Lack of road infrastructure, logistics and warehousing can further increase set up costs which needs huge investments for any sizeable player.
R S Roy: Will global consumer/personal electronics retailers invest in India opening stores?
Nitish Tipnis: Any retailer of substance in the world wants to grow. Due to low penetration levels, India provides this opportunity for growth. Every large retailer is looking at India. Drawing a parallel from the telecom revolution during the past 7 years, no large organization would miss this opportunity. The challenge for any foreign player is to understand the laws of the land, cultural aspects of India and operate in non-ideal infrastructure related environments. This is where Indian organizations have a cutting edge’over such players. Results of any large speciality retailer capturing dominant market shares in countries other than his originating one is yet to be proven. Players like Wal mart, Dick-Smith and Jumbo are already here. I’m sure the others are conducting their diligence.
R S Roy: Will it hurt local manufacturing of consumer/personal electronics?

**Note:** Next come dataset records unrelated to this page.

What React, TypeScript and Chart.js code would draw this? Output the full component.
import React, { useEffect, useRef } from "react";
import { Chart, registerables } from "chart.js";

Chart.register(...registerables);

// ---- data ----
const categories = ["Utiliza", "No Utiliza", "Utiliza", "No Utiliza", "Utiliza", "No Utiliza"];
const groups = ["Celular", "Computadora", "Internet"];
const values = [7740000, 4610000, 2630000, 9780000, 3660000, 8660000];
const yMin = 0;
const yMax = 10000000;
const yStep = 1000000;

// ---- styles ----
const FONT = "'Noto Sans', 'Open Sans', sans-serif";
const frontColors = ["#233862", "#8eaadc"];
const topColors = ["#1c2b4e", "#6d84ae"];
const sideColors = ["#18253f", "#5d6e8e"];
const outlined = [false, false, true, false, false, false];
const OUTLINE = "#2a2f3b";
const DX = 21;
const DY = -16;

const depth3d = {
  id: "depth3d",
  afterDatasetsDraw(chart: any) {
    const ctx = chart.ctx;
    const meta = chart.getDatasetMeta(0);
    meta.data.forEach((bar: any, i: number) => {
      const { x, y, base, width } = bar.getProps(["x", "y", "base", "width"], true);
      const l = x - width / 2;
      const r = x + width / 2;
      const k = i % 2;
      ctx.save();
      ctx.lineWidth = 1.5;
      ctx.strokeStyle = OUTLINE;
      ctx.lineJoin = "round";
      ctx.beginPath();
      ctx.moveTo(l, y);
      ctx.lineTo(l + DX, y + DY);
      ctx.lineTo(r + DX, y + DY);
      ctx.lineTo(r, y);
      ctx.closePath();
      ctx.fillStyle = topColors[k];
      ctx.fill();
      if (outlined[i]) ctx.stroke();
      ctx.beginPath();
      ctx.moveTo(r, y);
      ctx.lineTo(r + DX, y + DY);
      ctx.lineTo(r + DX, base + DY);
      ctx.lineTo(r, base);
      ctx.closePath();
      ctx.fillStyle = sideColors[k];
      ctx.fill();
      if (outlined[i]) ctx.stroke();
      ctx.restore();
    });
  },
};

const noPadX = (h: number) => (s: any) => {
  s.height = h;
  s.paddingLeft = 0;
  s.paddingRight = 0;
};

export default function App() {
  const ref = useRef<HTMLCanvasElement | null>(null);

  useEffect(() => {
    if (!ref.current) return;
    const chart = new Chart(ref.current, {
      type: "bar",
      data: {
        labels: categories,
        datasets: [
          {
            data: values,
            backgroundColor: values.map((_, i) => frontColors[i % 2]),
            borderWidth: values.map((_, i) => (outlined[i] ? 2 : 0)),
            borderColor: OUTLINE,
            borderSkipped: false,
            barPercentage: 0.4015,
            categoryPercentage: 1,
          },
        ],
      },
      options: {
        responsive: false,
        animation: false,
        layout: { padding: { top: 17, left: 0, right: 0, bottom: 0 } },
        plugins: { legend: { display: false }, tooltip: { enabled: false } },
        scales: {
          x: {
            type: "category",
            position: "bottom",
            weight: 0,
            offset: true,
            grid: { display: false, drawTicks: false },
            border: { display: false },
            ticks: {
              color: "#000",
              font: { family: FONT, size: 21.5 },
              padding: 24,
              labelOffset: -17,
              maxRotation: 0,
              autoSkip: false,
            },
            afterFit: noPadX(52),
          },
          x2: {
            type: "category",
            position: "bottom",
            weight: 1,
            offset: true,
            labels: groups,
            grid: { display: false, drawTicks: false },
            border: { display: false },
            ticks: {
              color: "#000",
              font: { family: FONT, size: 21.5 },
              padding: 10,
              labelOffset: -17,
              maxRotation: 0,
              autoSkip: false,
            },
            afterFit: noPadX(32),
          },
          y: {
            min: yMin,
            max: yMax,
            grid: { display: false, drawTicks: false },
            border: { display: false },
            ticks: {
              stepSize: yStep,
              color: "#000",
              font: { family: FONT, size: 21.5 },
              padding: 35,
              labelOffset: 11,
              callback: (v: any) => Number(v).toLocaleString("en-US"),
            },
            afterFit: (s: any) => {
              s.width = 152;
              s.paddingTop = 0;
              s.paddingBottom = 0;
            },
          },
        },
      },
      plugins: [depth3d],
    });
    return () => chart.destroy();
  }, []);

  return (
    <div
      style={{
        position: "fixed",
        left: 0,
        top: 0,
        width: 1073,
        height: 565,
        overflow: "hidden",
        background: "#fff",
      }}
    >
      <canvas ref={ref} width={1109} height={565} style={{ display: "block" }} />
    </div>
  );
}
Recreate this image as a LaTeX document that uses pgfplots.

Nitish Tipnis: On the contrary, it would kick start the next growth curve for local players. The electronics industry has nuances that do not allow direct imports of large appliance and electronic products which have large potential. This has been proven over the last 3 decades. With such products, the largest element of import is importing air/space’which is a useless commodity to import. The next is cost of manufacture in India vis-à-vis abroad. Indian companies like Videocon, multinational players like LG, Samsung and Nokia are setting up facilities to export produce to meet global demand. It is companies that invest in that will benefit. One has to sow the seeds in the local land to reap the benefits; whether in the primary sector or otherwise. Deemed manufacturers who merely brand market end products are the ones that will get marginalized with organized retailers who would rather private label such products than allow such brands increase cost structure. Cutting all such layers will lead to better street prices, economies of scale resulting in higher consumption for all stakeholders in India inc.
* All comments in the interview are personal opinions of Nitish Tipnis and do not express those of the organization that he works with.